Someone once said, “Train people well enough so they can leave and treat them well enough so they don’t want to serve Richard Branson.” That’s a heavy weight for all of us. But here’s a question. You may not be able to name them, but at this point on shifting from closed to open, are there examples of GPs you can describe who’ve pulled that off despite the talent squeeze?
We’ve developed a bit of a specialty in this. We have a large staff. We have hundreds and hundreds of well-tenured accountants that look after these unique structures, across strategies, for our clients. We so often heard a GP saying, “I don’t know how to do this. We have never done it before. I’m hesitant to hire a massive staff for something where perhaps either the CFO or CEO doesn’t have a strong background.” The natural thing to do is partner with an expert. So we have a very strong track record to provide best practices.
How does it work? What is the structure? What is the reporting cycle? How is this capital activity different? How do I communicate with my investors differently or at all? We’ll partner along with the securities counsel and tax counsel to make sure that you’ve got an appropriate solution that you can depend on and lean into with integrity as you go out and try to source additional investment dollars.
It gets back to the culture of solutions. We have tons of expertise, but our clients are going to go into places that nobody’s ever been. That’s their goal. They’ll put it together and build that relationship with a client. It’s more about the relationship than the service because the service is going to adapt around the relationship. We see it throughout the organization as we start to face these things. Can we adapt to these things hitting both domestically and internationally or work through challenges as the market sways and changes? We figure it out. We can bring a lot of talent to sway on those sorts of solutions and work them out. When you’re doing that, you’re building your relationship, a long-term relationship that’s going to be there in five years.
This last week was an absolute nightmare for so many people in this market. We had people reaching out to our clients and saying, “Are you okay, do you need help? What can we do above and beyond our staff?” They have these intimate relationships with their counterparts at these asset managers. They care. That’s the core of the relationship. It’s trust and care. We are so proud of our staff. We’re bending over backward from a grassroots perspective – the day-to-day folks who work together on specific client engagements as well as top-down. We’ve been very responsible and forward communicators.
We are not overexposed. We are a safe, secure financial institution ourselves. We’re here for you when things are tough. We’re here for you when you have anxiety or your investors have anxiety. We’re going to do everything we can to help. We had folks working around the clock over the weekend to try to allay some of those fears.
Scott, have you heard of any GPs out there stress-testing their teams or partners ahead of turbulence or doing post-crisis postmortems?
The senior management within both GPS and LPs are getting together on a daily basis today.

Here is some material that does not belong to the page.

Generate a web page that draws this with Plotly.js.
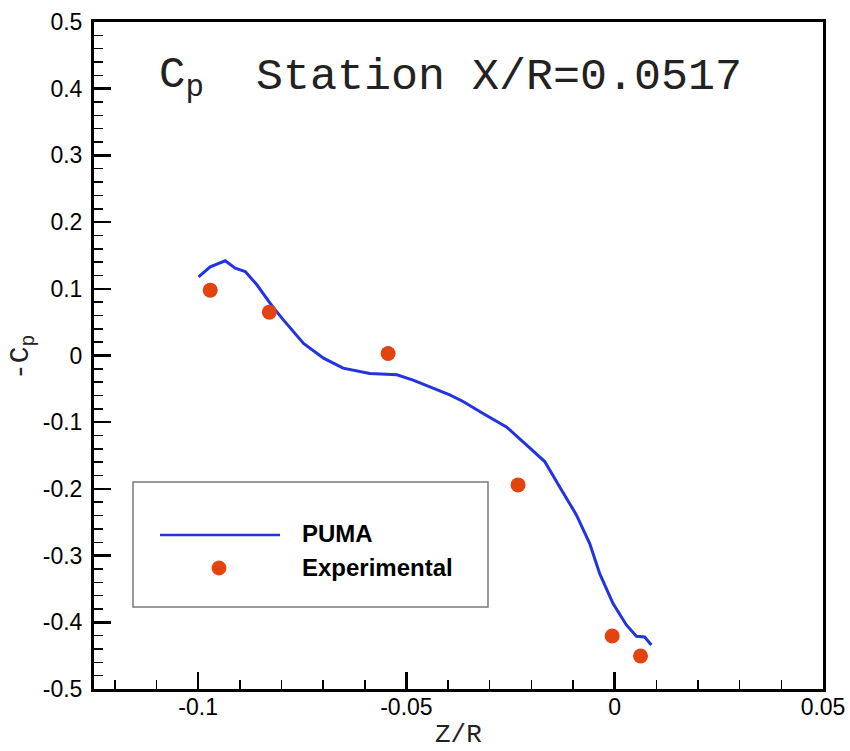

Right now, the issue is what’s the exposure to regional banks? What sort of allocation do we have there on a deposit basis? These things are going to continue. They’re going to continue for a while until markets settle down. That’s appropriate behavior. We’re going to continue to have our focus ratcheted up and be on high alert.
This staff cares. They’re trying to look around corners – that’s what stress testing is – to see what could happen. It’s a solution-oriented prospect. I think we’re suited to do this. It’s usually on a client-by-client basis based on their fears about their particular exposure to the current crisis.
Thank you, Steven and Scott. On behalf of MUFG, we’d like to thank you for participating and spending time with us.